Walker tells a story about obtaining this piece for the show. He calls the artist on the telephone. “Great,” she says, when he extols the virtues of the piece, puts forward a proposal for him to show it in Chicago. “Great,” he says, in return. There is a pause. “Great,” he says, “and how shall we arrange for transport for the piece?” “Oh,” she says. There is a pause. “Well, I’m happy for you to show the piece, but obtaining the piece, that’s your job. It’s all part of the artwork. You have to want to show it enough to find one. You know, your own whale skull?” Pause.
Walker goes to great lengths in order to obtain this item. He calls several different whale specialists, a profession he previously did not know existed. As purveyors of aquatic mammal specimens, whale specialists are not simply merchants who sell and rent weird skeletons. Their profession also involves carcass removal, which allows them to more easily obtain and preserve the rare and specialized bones. When a beached whale dies and rots away on the shore, its body ballooning with carbon monoxide, you can call a whale specialist to properly dispose of it.
There are many ways to dispose of a whale carcass. You can drag it back into the ocean and let it decompose in its natural habitat. You can bury it until all its flesh melts away. You can cut it up and burn pieces of the flesh, strip by strip. You can blow it up, but after Florence most whale specialists disavow that method of disposal for the sake of the surrounding township. For the sake of a more tourist-friendly “beach aesthetic.”
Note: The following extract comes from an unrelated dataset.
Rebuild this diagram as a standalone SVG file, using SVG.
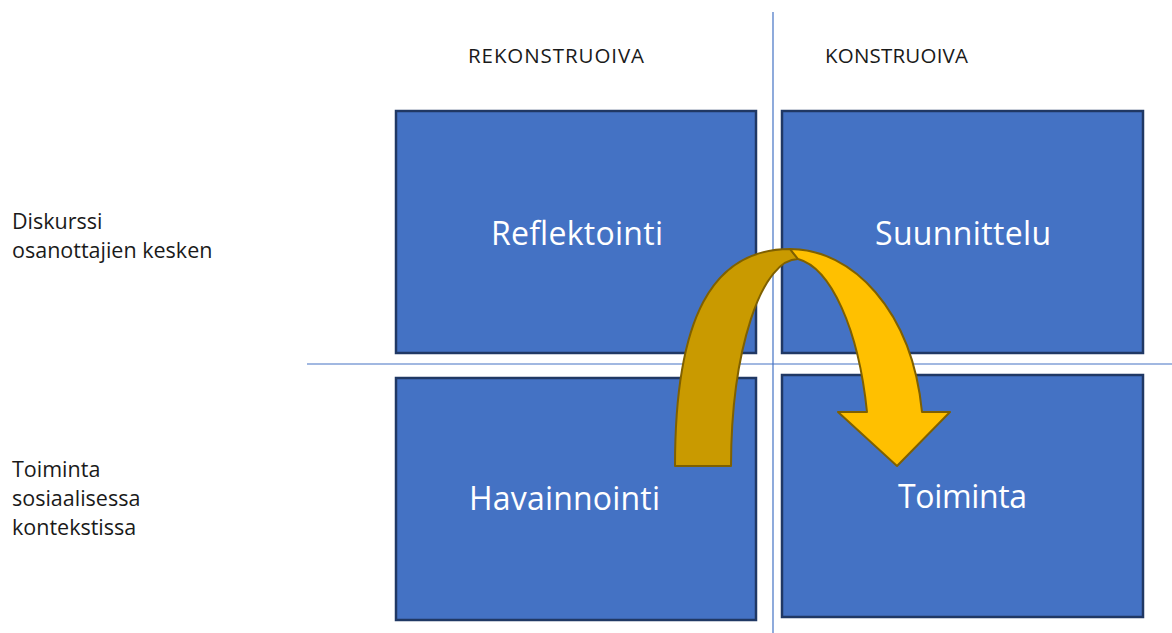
<svg xmlns="http://www.w3.org/2000/svg" width="1172" height="633" viewBox="0 0 1172 633">
<style>
.box{fill:#4472C4;stroke:#203864;stroke-width:2.5}
.axis{stroke:#4472C4;stroke-width:1.2;fill:none}
.lbl{font-family:"Open Sans","Liberation Sans",sans-serif;fill:#1a1a1a}
.hdr{font-size:20.5px}
.side{font-size:21.5px}
.in{font-family:"Open Sans","Liberation Sans",sans-serif;font-size:32px;fill:#ffffff}
.dark{fill:#C99A00;stroke:#7F6000;stroke-width:2;stroke-linejoin:round}
.light{fill:#FFC000;stroke:#7F6000;stroke-width:2;stroke-linejoin:round}
</style>
<rect width="1172" height="633" fill="#ffffff"/>
<g id="headers">
<text class="lbl hdr" x="468" y="63" textLength="176">REKONSTRUOIVA</text>
<text class="lbl hdr" x="825" y="63" textLength="143">KONSTRUOIVA</text>
</g>
<g id="side-labels">
<text class="lbl side" x="12" y="229">Diskurssi</text>
<text class="lbl side" x="12" y="258">osanottajien kesken</text>
<text class="lbl side" x="12" y="477">Toiminta</text>
<text class="lbl side" x="12" y="506">sosiaalisessa</text>
<text class="lbl side" x="12" y="535">kontekstissa</text>
</g>
<g id="node-reflektointi">
<rect class="box" x="396" y="111" width="360" height="242"/>
<text class="in" x="491" y="245" textLength="172">Reflektointi</text>
</g>
<g id="node-suunnittelu">
<rect class="box" x="782" y="111" width="361" height="242"/>
<text class="in" x="875" y="245" textLength="176">Suunnittelu</text>
</g>
<g id="node-havainnointi">
<rect class="box" x="396" y="378" width="360" height="242"/>
<text class="in" x="469" y="510" textLength="191">Havainnointi</text>
</g>
<g id="node-toiminta">
<rect class="box" x="782" y="375" width="361" height="242"/>
<text class="in" x="898" y="508" textLength="129">Toiminta</text>
</g>
<g id="connectors">
<line class="axis" x1="773" y1="12" x2="773" y2="633"/>
<line class="axis" x1="307" y1="364" x2="1172" y2="364"/>
<path class="dark" d="M675,466 C675,318 712,249 790,249 L798,259 A67,208 0 0 0 731,466 Z"/>
<path class="light" d="M790,249 C852,249 912,310 922,412 L950,412 L897,466 L838,412 L867,412 A80,208 0 0 0 798,259 Z"/>
</g>
</svg>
Either way, I’m not in Chicago. I’ve never seen a whale skull up close. But to me, what’s stunning about Leviathan’s Edge is not the rarity of the near-translucent object. It’s not even that the piece contains within itself a long and arduous quest that must be undertaken by the curator. To me, the beauty of Leviathan’s Edge is that no matter how much you long to, you can never see this sought-after skeleton, its contours and edges, in its entirety. Rather, like any identity, it has to be believed in order to be seen.